When the hens get distracted by a skinny singing rooster–a takeoff on Frank Sinatra–Porky advertises for a singing rooster to get the hens back into production again.

He auditions–and rejects–an Al Jolson rooster (singing “September In The Rain”), a Nelson Eddy bird (“Shortnin’ Bead”), a Jimmy Durante rooster (“Lullaby of Broadway”)–and a nappy-headed, white-suit-wearing rooster who gives out with some Hi-De-Ho–before he is approached by a rooster smoking a pipe and wearing a Hawaiian shirt, who wants to “take a whirl at those. . . slick chicks”.

Next week–Cab gets it from a lion, a mouse, and a Proud Lady.

10 Comments

  • Warner Brothers did a lot of caricature cartoons, but some of the blackface caricaturing was also lampooning pieces of literature; so there was the double-whammy of literature and music and movie culture that is often misrepresented and misunderstood today. To me, the success of such titles is whether or not the caricature is as entertaining as the genuine article.

    Warner Brothers’ such films were superior, because they had great musicians and singers to perform the caricatures’ dialogue. MGM wasn’t always hep to the jive, despite cartoons like the TOM AND JERRY classic, “ZOOT CAT” and the use of actual African American vocal talent, there just wasn’t enough of a genuine embrace of jazz and swing to bring a real appreciation. “THE OLD MILL POND” and “SWING WEDDING” were exceptions to the rule, but the “jazz frogs” weren’t quite as “hip” when paired with Bosko’s constant dreaming in the “trilogy” of titles.
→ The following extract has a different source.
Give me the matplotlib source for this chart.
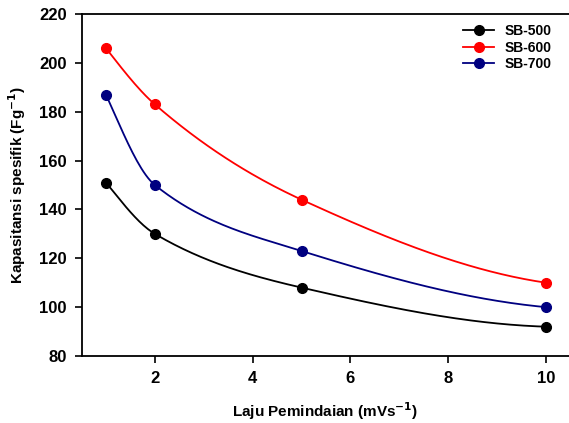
import matplotlib
matplotlib.use("Agg")
import matplotlib.pyplot as plt
import numpy as np

plt.rcParams['font.family'] = ['Liberation Sans', 'DejaVu Sans']
plt.rcParams['font.weight'] = 'bold'

scan_rate = [1, 2, 5, 10]
sb500 = [151, 130, 108, 92]
sb600 = [206, 183, 144, 110]
sb700 = [187, 150, 123, 100]

labels = ['SB-500', 'SB-600', 'SB-700']
colors = ['#000000', '#ff0000', '#000080']


def pchip(x, y, n=200):
    # monotone cubic, only used to draw the smooth connecting line
    x = np.asarray(x, float)
    y = np.asarray(y, float)
    h = np.diff(x)
    d = np.diff(y) / h
    m = np.zeros_like(y)
    for i in range(1, len(x) - 1):
        if d[i - 1] * d[i] > 0:
            w1 = 2 * h[i] + h[i - 1]
            w2 = h[i] + 2 * h[i - 1]
            m[i] = (w1 + w2) / (w1 / d[i - 1] + w2 / d[i])
    m[0] = ((2 * h[0] + h[1]) * d[0] - h[0] * d[1]) / (h[0] + h[1])
    if np.sign(m[0]) != np.sign(d[0]):
        m[0] = 0
    m[-1] = ((2 * h[-1] + h[-2]) * d[-1] - h[-1] * d[-2]) / (h[-1] + h[-2])
    if np.sign(m[-1]) != np.sign(d[-1]):
        m[-1] = 0
    xs = np.linspace(x[0], x[-1], n)
    idx = np.clip(np.searchsorted(x, xs) - 1, 0, len(x) - 2)
    hh = h[idx]
    t = (xs - x[idx]) / hh
    h00 = 2 * t ** 3 - 3 * t ** 2 + 1
    h10 = t ** 3 - 2 * t ** 2 + t
    h01 = -2 * t ** 3 + 3 * t ** 2
    h11 = t ** 3 - t ** 2
    ys = h00 * y[idx] + h10 * hh * m[idx] + h01 * y[idx + 1] + h11 * hh * m[idx + 1]
    return xs, ys


fig = plt.figure(figsize=(5.69, 4.23), dpi=100)
ax = fig.add_axes([82 / 569, 67 / 423, 487 / 569, 342 / 423])

for y, c, lab in zip([sb500, sb600, sb700], colors, labels):
    xs, ys = pchip(scan_rate, y)
    ax.plot(xs, ys, color=c, lw=1.3)
    ax.plot(scan_rate, y, 'o', color=c, ms=7)
    ax.plot([], [], '-o', color=c, lw=1.3, ms=7, label=lab)

ax.set_xlim(0.51, 10.47)
ax.set_ylim(80, 220)
ax.set_xticks([2, 4, 6, 8, 10])
ax.set_yticks(range(80, 221, 20))
ax.spines['right'].set_visible(False)
for s in ['left', 'bottom', 'top']:
    ax.spines[s].set_linewidth(1.3)
ax.tick_params(direction='out', length=5, width=1.2, labelsize=12, pad=6)

ax.set_xlabel('Laju Pemindaian (mVs$^{\\mathbf{-1}}$)', fontsize=11, fontweight='bold', labelpad=10)
ax.set_ylabel('Kapasitansi spesifik (Fg$^{\\mathbf{-1}}$)', fontsize=11, fontweight='bold', labelpad=8)

ax.legend(loc='upper right', frameon=False, fontsize=10, handlelength=2.2,
          bbox_to_anchor=(0.985, 1.0), labelspacing=0.2, borderaxespad=0.3)

fig.savefig('out.png', dpi=100)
    The MGM cartoons look so incredible, though, that you can’t take your eyes off them, even in grainy black and white which is the only way I saw ’em way back when on TV. They are still worth unearthing and seen as restorations *BECAUSE* of the jazz frogs and because, finally, a little boy was voicing Bosko by that time. Perhaps more of a jazz edge would sooner or later come if Bosko was brought over to MGM, once Hugh Harman was directing cartoons in-house at MGM studio, but his last such cartoon was the wild and “magical” “BOSKO IN BAGDAD” where the hip frogs, who seemed to have everything at the clap of their hands, still wanted Bosko’s bag of cookies…so says a little boy’s nightmare on his way to his grandma’s house with the freshly baked treat.
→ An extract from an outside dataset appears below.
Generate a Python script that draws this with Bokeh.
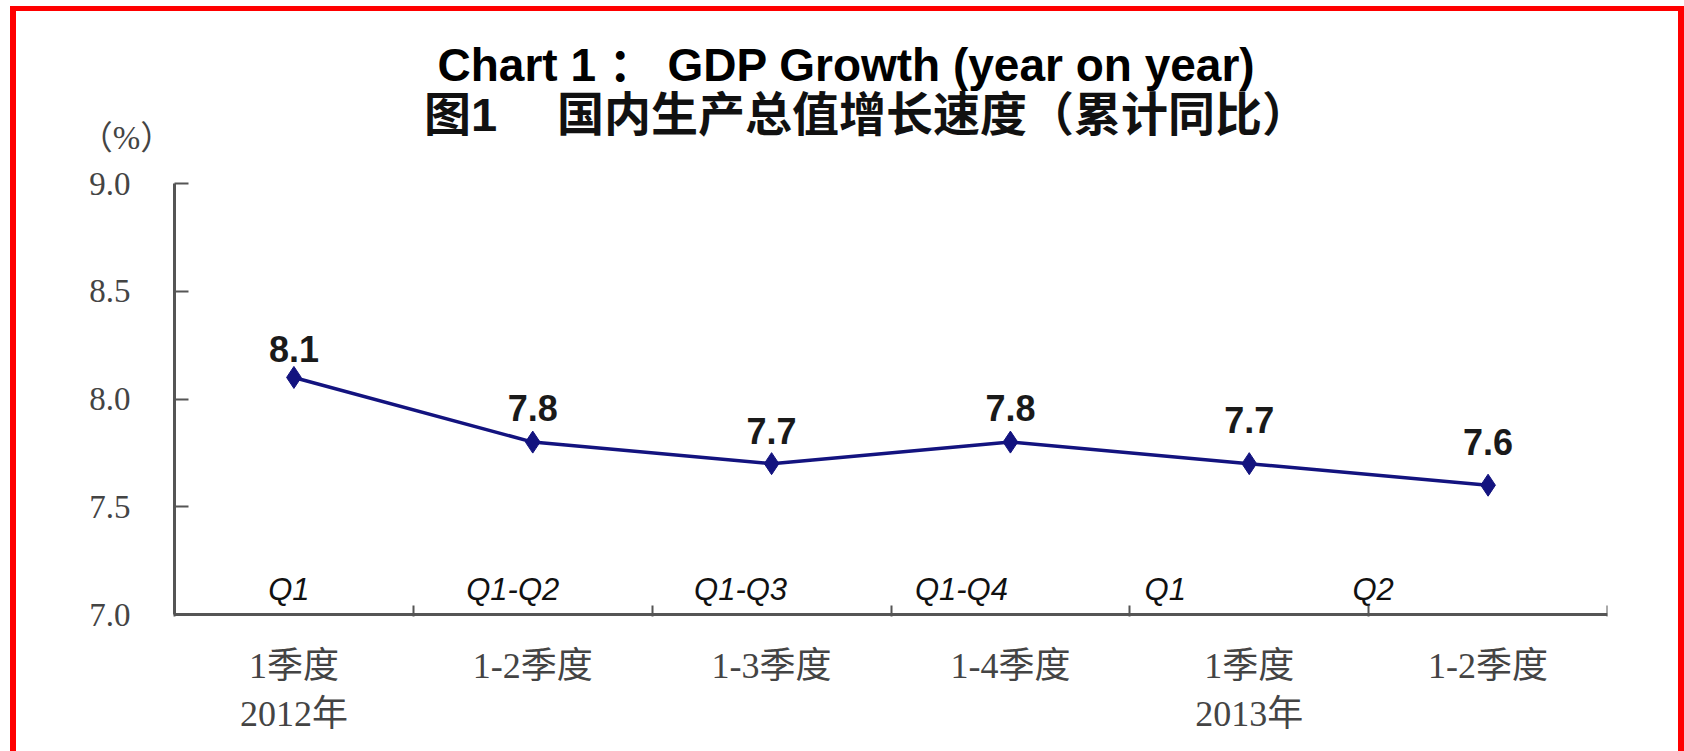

    The best of these is “BOSKO AND THE PIRATES”, the first of the three, because it gave the vocalists more room to perform, before the frenetic chase around the pirate ship and eventual explosion that destroyed the ship and the dream. The chase around the ship often came off as a bit of nicely staged entertainment, with nice animation and sometimes interesting camera angles, but there are times, especially in the remaining two entries, here, where the dialogue is little more than shouted, not sung. Harman kept the visual gag content coming, and some of the musical sequences did sometimes have an almost Busby Berkeley-ish quality, though.

    If you like the afore-mentioned other jazz musical shorts that introduced the caricatured frogs, you’ll be very, very interested in these three films! However, when you look at the incarnation of Bosko as he appeared in his Warner Brothers shorts, where both he and Honey entertained, you sometimes wonder why Hugh Harman forgot about Bosko the entertainer as he morphed Bosko into an actual human form. The “trilogy” and an earlier cartoon called “HEY, HEY FEVER” are the closest they came to realizing the showbiz potential of the character, along with the swing and big band caricatures…but, all in all, that is a subject for another posting.

    Walter Lantz also used jazz in his films, and it is this genuine enjoyment of the music that saves these films as well.

    • Jazz great Jack Teagarden was in several Walter Lantz cartoons including Pied Piper of Basin Street (1945), and The Sliphorn King of Polaroo (1945). (“Sliphorn” is a slang term for the Slide Trombone).

    • I would love to see the MGM Bosko cartoons cleaned up and restored. I hope that Steve over at Thunderbean will eventually be able to release a set of these.

  • Sadly, a lot of the cartoons, as you mention above, with the Cab Calloway caricatures were censored and edited out from future broadcasts on TV. And Porky doing an impersonation of Cab Calloway in Tashlin’s cartoon, singing Chinatown My Chinatown was stellar – Porky going from Cab Calloway to a Chinese man in mid song and back Calloway again – was particularly outstanding!

  • It’s through Warner Bros. cartoons, like ‘Swooner Crooner’ that I have discovered Cab Calloway. I now have ca. his complete discography, but to me he’ll be forever connected to his animated counterparts. 🙂

  • He was name-dropped by Bugs Bunny in one cartoon: “The Count of Basie… the Duke of Ellington… the Cab of Calloway…”

    • Yes, hat was “Knight-Mare Hare”–and don’t forget “Satchmo of Armstrong” in there,too.

      The Count and the Duke also get their names dropped in “Napoleon Bunny-Part” (1956), in which their names, suitably Gallicized, are found on a “juque-box”,alongside such discs as “I Ain’t Got Nobody” by the Guilloteeners.

  • I believe the animation of the Cab Rooster in “Swooner Crooner” is most likely by George Cannata Sr., who also animated some of the opening shots in “Pink Elephants”.

  • Is the “faw down,go boom” gag in CROCADERO an early use or had it been over used by this time? Great to see it….

    • A late 1938 popular song,”I Faw Down And Go Boom” was widely covered by all the record companies, often cut as both a dance record (with vocal refrain), and as a vocal record.
      Among the artists that recorded the song were Eddie Cantor, Annette Hanshaw, Whispering Jack Smith, and the orchestrasof George Olsen, Charles Fulcher and Harry Reser.
      Most of these are found on YT.

      Totally unrelated to the song, but released at the same time the song was being widely recorded, was “We Faw Down” a Laurel-and-Hardy matrimonial comedy, with a music-track, but with no dialogue.